Plans to hold Yemen peace talks have been pushed back to the end of the year, the United Nations has admitted, as fierce fighting over the strategic port city of Hodeidah has intensified.

The United States had set a deadline of 30 days for a ceasefire between Iran-backed Houthi rebels and a Saudi Arabia-led coalition, that have been warring over the country since 2015.

With the UN and UK, the US hoped talks would put an end to the ruinous war that has sparked the world’s worst humanitarian crisis, in terms of numbers, and which has pushed the impoverished country to the brink of famine.  

However, Farhan Haq, a spokesman for the UN, said late on Thursday the UN’s Yemen envoy will no longer aim to convene the country’s warring parties by the end the month, and will instead push for the end of the year.

 “There’s always different challenges to bringing the parties together,” Mr Haq said. “What we’re trying to do is clear up any issues so that we can get a successful round of talks as soon as possible.”

Saudi Arabia and its Gulf allies have been bombing Yemen since the spring of 2015 and want to reinstate President Abedrabbo Mansour Hadi, who was ousted by the Houthis when they swept to control of the country in late 2014.

The fighting has left 23 million people – two-thirds of the population – relying on aid to survive, and could see as many as 13 million people die from famine, according to UN figures.

The last attempt to hold peace talks collapsed in September after just three days, when the Houthi delegation failed to attend.

Martin Griffiths, the UN envoy to Yemen due to brief the security council next week, said in a statement last week, he hoped to bring the parties to the negotiating table within a month.

But fighting around the strategic Red Sea city of Hodeidah has put an end to any hopes of negotiations.

More than 150 people have been killed and half a million have fled the area since the latest offensive on the port began.
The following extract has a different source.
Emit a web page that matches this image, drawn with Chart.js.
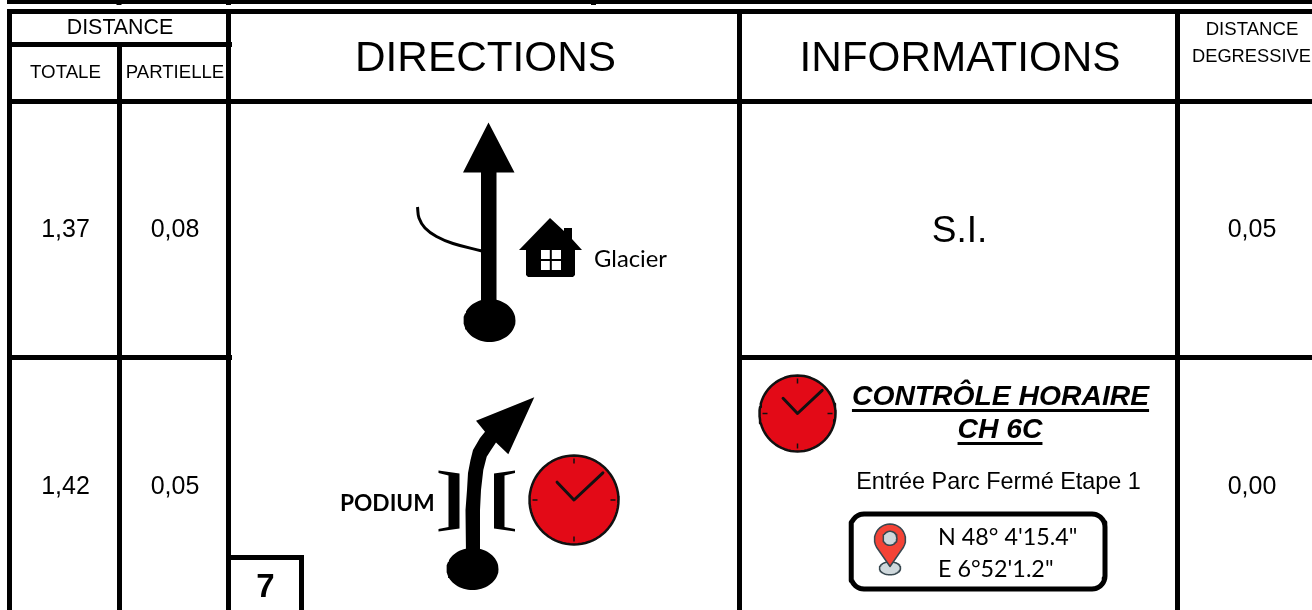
<!DOCTYPE html>
<html>
<head>
<meta charset="utf-8">
<title>Roadbook</title>
<script src="https://cdn.jsdelivr.net/npm/chart.js@4"></script>
<style>
    html, body { margin: 0; padding: 0; background: #fff; overflow: hidden; }
    canvas { display: block; }
</style>
</head>
<body>
<canvas id="roadbook" width="1312" height="610"></canvas>
<script>
// Table values
const totalDistances = ['1,37', '1,42'];
const partialDistances = ['0,08', '0,05'];
const remainingDistances = ['0,05', '0,00'];
const rowBaselines = [237, 494];
const mainHeaders = ['DIRECTIONS', 'INFORMATIONS'];
const infoTitles = ['CONTRÔLE HORAIRE', 'CH 6C'];
const coordinates = ['N 48° 4\'15.4"', 'E 6°52\'1.2"'];

// Grid rules, as [x1, y1, x2, y2]
const gridRules = [
    [7, 2, 1312, 2],
    [7, 11.5, 1312, 11.5],
    [9.5, 9, 9.5, 610],
    [228.5, 9, 228.5, 610],
    [739.5, 9, 739.5, 610],
    [1177.5, 9, 1177.5, 610],
    [119.5, 45, 119.5, 610],
    [7, 44.5, 232, 44.5],
    [7, 101.5, 1312, 101.5],
    [7, 357.5, 232, 357.5],
    [737, 357.5, 1312, 357.5],
    [228.5, 557.5, 304, 557.5],
    [301.5, 555, 301.5, 610]
];
const topTicks = [119, 228.5, 593.5];

// Road pictos
const straightArrow = [[488.5, 122.5], [514.5, 172.5], [496.5, 172.5], [496.5, 305], [481, 305], [481, 172.5], [463, 172.5]];
const sideRoad = [[417.5, 207], [419, 218], [425, 228], [436.5, 236.5], [453, 243.5], [482, 251]];
const bendArrow = [
    [534.3, 397.3], [508.3, 454.3], [496, 442.5], [491, 450], [486.7, 456.7], [483.3, 470], [481, 490], [480, 510], [480, 555],
    [466, 555], [465.5, 510], [467, 490], [468, 473], [470.5, 460], [473, 450], [480, 438], [485, 431.7], [476, 420.7]
];
const leftBracket = [[438.5, 470.5], [459.5, 473.5], [459.5, 528.5], [438.5, 531.5], [438.5, 529], [448.5, 527], [448.5, 475.5], [438.5, 473]];
const rightBracket = [[515, 470.5], [494, 473.5], [494, 528.5], [515, 531.5], [515, 529], [504.5, 527], [504.5, 475.5], [515, 473]];
const house = [[550, 218], [564, 231], [564, 228], [572, 228], [572, 239], [582, 250], [575, 250], [575, 275], [573, 277], [528, 277], [526, 275], [526, 250], [519, 250]];
const houseWindow = [[541, 250], [561, 250], [561, 270], [541, 270]];
const houseBars = [[550.8, 250, 550.8, 270], [541, 260, 561, 260]];

const datasets = [];

function toPoints(list) {
    return list.map(p => ({ x: p[0], y: p[1] }));
}

function addLine(list, color, width, tension, round) {
    datasets.push({
        data: toPoints(list),
        showLine: true,
        fill: false,
        borderColor: color,
        borderWidth: width,
        borderCapStyle: round ? 'round' : 'butt',
        borderJoinStyle: round ? 'round' : 'miter',
        pointRadius: 0,
        tension: tension || 0
    });
}

function addShape(list, color, edge, edgeWidth) {
    const closed = list.concat([list[0]]);
    datasets.push({
        data: toPoints(closed),
        showLine: true,
        fill: 'shape',
        backgroundColor: color,
        borderColor: edge || color,
        borderWidth: edgeWidth || 0,
        borderCapStyle: 'round',
        borderJoinStyle: 'round',
        pointRadius: 0,
        tension: 0
    });
}

function ellipse(cx, cy, rx, ry) {
    const pts = [];
    for (let i = 0; i < 72; i++) {
        const a = i / 72 * Math.PI * 2;
        pts.push([cx + Math.cos(a) * rx, cy + Math.sin(a) * ry]);
    }
    return pts;
}

function roundedBox(x1, y1, x2, y2, r) {
    const pts = [];
    const corners = [[x2 - r, y1 + r, -90], [x2 - r, y2 - r, 0], [x1 + r, y2 - r, 90], [x1 + r, y1 + r, 180]];
    corners.forEach(c => {
        for (let d = 0; d <= 90; d += 10) {
            const a = (c[2] + d) * Math.PI / 180;
            pts.push([c[0] + Math.cos(a) * r, c[1] + Math.sin(a) * r]);
        }
    });
    pts.push(pts[0]);
    return pts;
}

function addClock(cx, cy, r) {
    addShape(ellipse(cx, cy, r, r), '#e30a17', '#111111', 2.5);
    addLine([[cx, cy - r + 3], [cx, cy - r + 8]], '#111111', 1.5);
    addLine([[cx, cy + r - 3], [cx, cy + r - 8]], '#111111', 1.5);
    addLine([[cx - r + 3, cy], [cx - r + 8, cy]], '#111111', 1.5);
    addLine([[cx + r - 3, cy], [cx + r - 8, cy]], '#111111', 1.5);
    addLine([[cx - 0.38 * r, cy - 0.4 * r], [cx, cy], [cx + 0.65 * r, cy - 0.61 * r]], '#111111', 3, 0, true);
}

function addPin(cx) {
    addShape(ellipse(cx, 568.3, 10.5, 6.5), '#cfd8dc', '#37474f', 1.5);
    const head = [];
    for (let d = 150; d <= 390; d += 10) {
        const a = d * Math.PI / 180;
        head.push([cx + Math.cos(a) * 15.5, 539.5 + Math.sin(a) * 15.5]);
    }
    addShape(head.concat([[cx, 566.5]]), '#f44336', '#37474f', 1.5);
    addShape(ellipse(cx, 538.3, 7, 7), '#cfd8dc', '#37474f', 1.5);
}

// Build marks in paint order
gridRules.forEach(r => addLine([[r[0], r[1]], [r[2], r[3]]], '#000000', r[1] === 2 ? 4 : 5));
topTicks.forEach(x => addLine([[x, 3], [x, 5]], '#000000', 5));

addLine(sideRoad, '#000000', 3, 0.4);
addShape(straightArrow, '#000000');
addShape(ellipse(489.5, 320.5, 26, 21.5), '#000000');
addShape(house, '#000000');
addShape(houseWindow, '#ffffff');
houseBars.forEach(b => addLine([[b[0], b[1]], [b[2], b[3]]], '#000000', 2));

addShape(bendArrow, '#000000');
addShape(ellipse(472.5, 569, 26, 21), '#000000');
addShape(leftBracket, '#000000');
addShape(rightBracket, '#000000');
addClock(574, 500, 44.5);
addClock(797.5, 413.5, 38);

addLine(roundedBox(851, 514, 1105, 589, 13), '#000000', 5, 0, true);
addPin(890);

// Text labels, placed in data coordinates
const ARIAL = '"Liberation Sans"';
const CALIBRI = 'Lato';
const labels = [
    { text: 'DISTANCE', x: 120, y: 34, font: `21.4px ${ARIAL}`, align: 'center' },
    { text: 'TOTALE', x: 65.5, y: 78, font: `18.7px ${ARIAL}`, align: 'center' },
    { text: 'PARTIELLE', x: 175, y: 78, font: `18.6px ${ARIAL}`, align: 'center' },
    { text: mainHeaders[0], x: 485.5, y: 71, font: `42.3px ${ARIAL}`, align: 'center' },
    { text: mainHeaders[1], x: 960, y: 71, font: `42.3px ${ARIAL}`, align: 'center' },
    { text: 'DISTANCE', x: 1252, y: 35, font: `18.6px ${ARIAL}`, align: 'center' },
    { text: 'DEGRESSIVE', x: 1192, y: 62, font: `18.3px ${ARIAL}`, align: 'left' },
    { text: 'S.I.', x: 959.5, y: 242, font: `37px ${ARIAL}`, align: 'center' },
    { text: 'Glacier', x: 594, y: 267, font: `23.8px ${CALIBRI}`, align: 'left' },
    { text: 'PODIUM', x: 340, y: 511, font: `bold 22.7px ${CALIBRI}`, align: 'left' },
    { text: '7', x: 265.5, y: 596.5, font: `bold 33px ${ARIAL}`, align: 'center' },
    { text: infoTitles[0], x: 1000.5, y: 405, font: `italic bold 28.3px ${ARIAL}`, align: 'center', underline: 410.5 },
    { text: infoTitles[1], x: 1000, y: 438, font: `italic bold 28.3px ${ARIAL}`, align: 'center', underline: 443.5 },
    { text: 'Entrée Parc Fermé Etape 1', x: 998.5, y: 489, font: `23.4px ${ARIAL}`, align: 'center' },
    { text: coordinates[0], x: 938, y: 545, font: `23.3px ${CALIBRI}`, align: 'left' },
    { text: coordinates[1], x: 938, y: 577, font: `23.3px ${CALIBRI}`, align: 'left' }
];
rowBaselines.forEach((y, i) => {
    labels.push({ text: totalDistances[i], x: 65.5, y: y, font: `25px ${ARIAL}`, align: 'center' });
    labels.push({ text: partialDistances[i], x: 175, y: y, font: `25px ${ARIAL}`, align: 'center' });
    labels.push({ text: remainingDistances[i], x: 1252, y: y, font: `25px ${ARIAL}`, align: 'center' });
});

const labelPlugin = {
    id: 'roadbookLabels',
    afterDatasetsDraw(chart) {
        const ctx = chart.ctx;
        const xs = chart.scales.x;
        const ys = chart.scales.y;
        ctx.save();
        ctx.fillStyle = '#000000';
        ctx.textBaseline = 'alphabetic';
        labels.forEach(l => {
            const px = xs.getPixelForValue(l.x);
            const py = ys.getPixelForValue(l.y);
            ctx.font = l.font;
            ctx.textAlign = l.align;
            ctx.fillText(l.text, px, py);
            if (l.underline) {
                const w = ctx.measureText(l.text).width;
                ctx.fillRect(px - w / 2, ys.getPixelForValue(l.underline) - 1.5, w, 3);
            }
        });
        ctx.restore();
    }
};

new Chart(document.getElementById('roadbook'), {
    type: 'scatter',
    data: { datasets: datasets.reverse() },
    options: {
        responsive: false,
        animation: false,
        layout: { padding: 0 },
        plugins: {
            legend: { display: false },
            tooltip: { enabled: false }
        },
        scales: {
            x: { type: 'linear', min: 0, max: 1312, display: false },
            y: { type: 'linear', min: 0, max: 610, reverse: true, display: false }
        }
    },
    plugins: [labelPlugin]
});
</script>
</body>
</html>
The UN warned this week the city’s main hospital al-Thawra was just metres from the front line, and starving children being treated there were at risk of being killed.

The Norwegian Refugee Council (NRC) said on Friday the city was at risk of being “obliterated” and labelled the lack of action from the UK and US “utterly unconscionable”. 

The NRC reported at least 18 civilians have been killed and another 17 injured by airstrikes, artillery shelling and landmines this week alone, following days of massive strikes and the shelling of farms, factories, trucks, houses and markets across the governorate.  

“The humanitarian cost of this war is almost $3 billion this year alone, but the cost to humanity completely inestimable,” the group said.

“Senseless attacks on civilians, evidence of a starving population, and desperate pleas from humanitarian witnesses, have done little more than elicit condolences from an international community that could have stepped on the brakes long ago. The lack of action from the United States and the United Kingdom, in particular, is utterly unconscionable,” it added.